Perché i racconti non vendono?

Creato il 25 agosto 2011 da Autodafe

di Cristiano Abbadessa

Riprendo ancora la recensione di “Tramonti d’Occidente”, di Emilia Blanchetti, pubblicata sul sito di Qlibri. Non per parlare ancora di editor e autori, ma perché la chiusa offre un interessante spunto di riflessione.
Il recensore infatti, in conseguenza delle valutazioni espresse, conclude suggerendo: “Infine, prescindendo dal legame che alla fine, unisce i vari personaggi, un esperimento in fase di stesura del romanzo sarebbe stato quello di presentare una raccolta di racconti autonomi, sempre con un filo conduttore comune, piuttosto che un unico romanzo.” Ipotesi che, nel caso specifico non condivido (come ovvio), perché la struttura del romanzo, anche nell’alternarsi dei personaggi, è basata su un unico filo narrativo e su un climax conseguente; e questo, secondo me, è uno dei punti di forza e non di debolezza dell’opera.
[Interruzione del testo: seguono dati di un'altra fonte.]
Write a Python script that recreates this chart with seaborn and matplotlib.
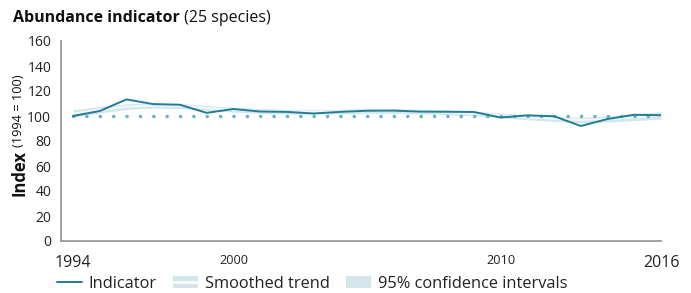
import numpy as np
import pandas as pd
import matplotlib.pyplot as plt
import seaborn as sns
from matplotlib.lines import Line2D
from matplotlib.patches import Patch
from matplotlib.legend_handler import HandlerTuple

# ── Data ────────────────────────────────────────────────────────────────────
years = list(range(1994, 2017))
indicator = [100, 104, 113.3, 109.5, 109, 102.5, 105.6, 103.6, 103.3, 102,
             103.3, 104.2, 104.3, 103.5, 103.4, 103.2, 98.8, 100.5, 99.8, 92,
             97.6, 101, 100.6]
smoothed = [102, 105, 107.5, 108.5, 108, 106.5, 105, 104, 103.5, 103.5,
            103.5, 104, 104, 103.5, 103, 102, 100.5, 99, 97.8, 96.8,
            97.6, 99, 100.5]
ci_half = [3, 2.6, 2.3, 2.1, 2, 2, 1.9, 1.9, 1.9, 1.9,
           1.9, 1.9, 1.9, 1.9, 1.9, 1.9, 2, 2, 2.1, 2.2,
           2.4, 2.7, 3]
baseline = 100

df = pd.DataFrame({"year": years, "indicator": indicator, "smoothed": smoothed})
df["lo"] = df["smoothed"] - np.array(ci_half)
df["hi"] = df["smoothed"] + np.array(ci_half)

# ── Style ───────────────────────────────────────────────────────────────────
sns.set_theme(style="white")
plt.rcParams["font.family"] = ["Open Sans", "DejaVu Sans"]

LINE_C = "#1f7d97"
DOT_C = "#6cafc2"
CI_C = "#d3e6ec"
SMOOTH_C = "#f2f8fa"
SPINE_C = "#9a9a9a"
TEXT_C = "#222222"

fig = plt.figure(figsize=(6.91, 2.93), dpi=100)
ax = fig.add_axes([61 / 691, 52 / 293, 600 / 691, 200 / 293])

ax.fill_between(df["year"], df["lo"], df["hi"], color=CI_C, lw=0, zorder=1)
sns.lineplot(data=df, x="year", y="smoothed", ax=ax, color=SMOOTH_C, lw=1.6, zorder=2)
ax.plot([1994, 2016], [baseline, baseline], ls=(0, (0.05, 3.8)), lw=2.5,
        color=DOT_C, dash_capstyle="round", zorder=3)
sns.lineplot(data=df, x="year", y="indicator", ax=ax, color=LINE_C, lw=1.4, zorder=4)

ax.set_xlim(1993.55, 2016)
ax.set_ylim(0, 160)
ax.set_xlabel("")
ax.set_ylabel("")

for s in ["top", "right"]:
    ax.spines[s].set_visible(False)
for s in ["left", "bottom"]:
    ax.spines[s].set_color(SPINE_C)
    ax.spines[s].set_linewidth(1.3)

ax.set_yticks(range(0, 161, 20))
ax.tick_params(axis="y", length=0, pad=7, labelsize=10, labelcolor=TEXT_C)

ax.set_xticks([1995, 2000, 2005, 2010, 2015])
ax.set_xticklabels(["", "2000", "", "2010", ""])
ax.set_xticks([1994, 2016], minor=True)
ax.set_xticklabels(["1994", "2016"], minor=True)
ax.tick_params(axis="x", which="major", direction="in", length=7, width=1.2,
               color=SPINE_C, labelsize=9.2, pad=9, labelcolor=TEXT_C)
ax.tick_params(axis="x", which="minor", direction="in", length=15, width=1.2,
               color=SPINE_C, labelsize=11.5, pad=10, labelcolor=TEXT_C)
ax.xaxis.get_minor_ticks()[0].tick1line.set_visible(False)

# ── Title and axis label ────────────────────────────────────────────────────
fig.canvas.draw()
r = fig.canvas.get_renderer()
t1 = fig.text(13 / 691, 1 - 18 / 293, "Abundance indicator", fontsize=11.5,
              fontweight="bold", va="center", ha="left", color="#111111")
bb = t1.get_window_extent(r).transformed(fig.transFigure.inverted())
fig.text(bb.x1, 1 - 18 / 293, " (25 species)", fontsize=11.5, va="center",
         ha="left", color="#111111")

l1 = fig.text(19 / 691, 1 - 196 / 293, "Index", fontsize=12, fontweight="bold",
              rotation=90, ha="center", va="bottom", color="#111111")
bb = l1.get_window_extent(r).transformed(fig.transFigure.inverted())
fig.text(19 / 691, bb.y1 + 3 / 293, "(1994 = 100)", fontsize=9.2, rotation=90,
         ha="center", va="bottom", color="#111111")

# ── Legend ──────────────────────────────────────────────────────────────────
h_ind = Line2D([], [], color=LINE_C, lw=1.4)
h_smooth = (Patch(facecolor=CI_C, lw=0), Line2D([], [], color="white", lw=2.0))
h_ci = Patch(facecolor=CI_C, lw=0)
fig.legend([h_ind, h_smooth, h_ci],
           ["Indicator", "Smoothed trend", "95% confidence intervals"],
           handler_map={tuple: HandlerTuple(ndivide=1, pad=0)},
           loc="center left", bbox_to_anchor=(57 / 691, 1 - 284 / 293),
           borderpad=0, borderaxespad=0,
           ncol=3, frameon=False, fontsize=11.8, handlelength=1.5,
           handleheight=0.75, handletextpad=0.43, columnspacing=1.0,
           labelcolor=TEXT_C)

fig.savefig("out.png", dpi=100)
Ma non è questo il punto.
Ciò che mi ha incuriosito è il suggerimento in sé, a prescindere dalla sua validità per questo romanzo, perché rappresenta un po’ il ribaltamento totale di una delle classiche scelte editoriali che, noi come molti altri, operiamo quando è il caso. Capita infatti, e neppure di rado, di procedere nel senso esattamente opposto a quello ipotizzato dal recensore di Qlibri: trovarsi tra le mani raccolte di racconti in cui alcuni elementi indicano un possibile filo conduttore (l’ambientazione, le tematiche, il ricorrere di alcuni personaggi; e, ovviamente, uno stile omogeneo) e suggerire all’autore di esplorare insieme la possibilità di trasformare la raccolta in un unico romanzo, creando una struttura portante, costruendo una trama unitaria e conservando alcuni percorsi narrativi autonomi che andranno a costituire le indispensabili digressioni.
Ovviamente è una strada che si prova a percorrere solo quando ha un senso. Ma, di certo, non capita mai di ipotizzare il percorso inverso. E questo per una banalissima considerazione: le raccolte di racconti vendono poco, i romanzi un po’ di più. Per cui, se una buona raccolta può diventare un buon romanzo, vale la pena di provare a lavorarci sopra. E dico di più: se ho tra le mani un buon romanzo, lo pubblico senza troppi timori, mentre una raccolta di racconti deve essere perlomeno di ottimo livello, e neppure questo mi garantisce un buon ritorno di vendite.
È questo, la difficoltà di penetrazione sul mercato dei racconti, un luogo comune consolidato dell’editoria italiana. Luogo comune, peraltro, vero e verificato. Noi stessi abbiamo pubblicato, fra i nostri titoli d’esordio, una raccolta di racconti nella quale credevamo molto; e, dal punto di vista letterario, non a torto, perché ha ricevuto solo critiche positive ed è piaciuta a tutti coloro che l’hanno letta. Però, a confronto coi romanzi da noi pubblicati nello stesso periodo, ha venduto pochissimo. E alle fiere, o in altri eventi pubblici, abbiamo constatato direttamente come il lettore, sbirciate le quarte di copertina, riponga sul banco la raccolta di racconti e si orienti verso un romanzo, ovviamente quello che gli pare più plausibile secondo il proprio gusto.
Personalmente non ho alcuna preclusione verso i racconti. Anzi, da semplice lettore li gradisco molto, e trovo che sia anche più semplice mettere insieme una buona e godibile raccolta che realizzare un buon romanzo, dove è più facile denunciare limiti o debolezze così come arenarsi in fasi di stanca. Però, forse, sono l’unico, insieme al recensore di Qlibri, a non avere questa preclusione. E, come direttore editoriale, mi sono dovuto regolare di conseguenza.
Tutto quanto detto sopra valga a preambolo per introdurre una domanda posta a chi ci segue: perché i racconti non vi piacciono? Perché ne diffidate istintivamente e, al momento della scelta, optate invariabilmente per il romanzo?
Mi piacerebbe che le risposte fossero molte. E, siccome i visitatori e lettori del blog (lo verifico dalle statistiche) sono infinitamente di più dei cinque o sei abituali commentatori (benemeriti, beninteso), mi piacerebbe anche sentire la voce, sintetica e chiara, di chi si considera prima di tutto lettore.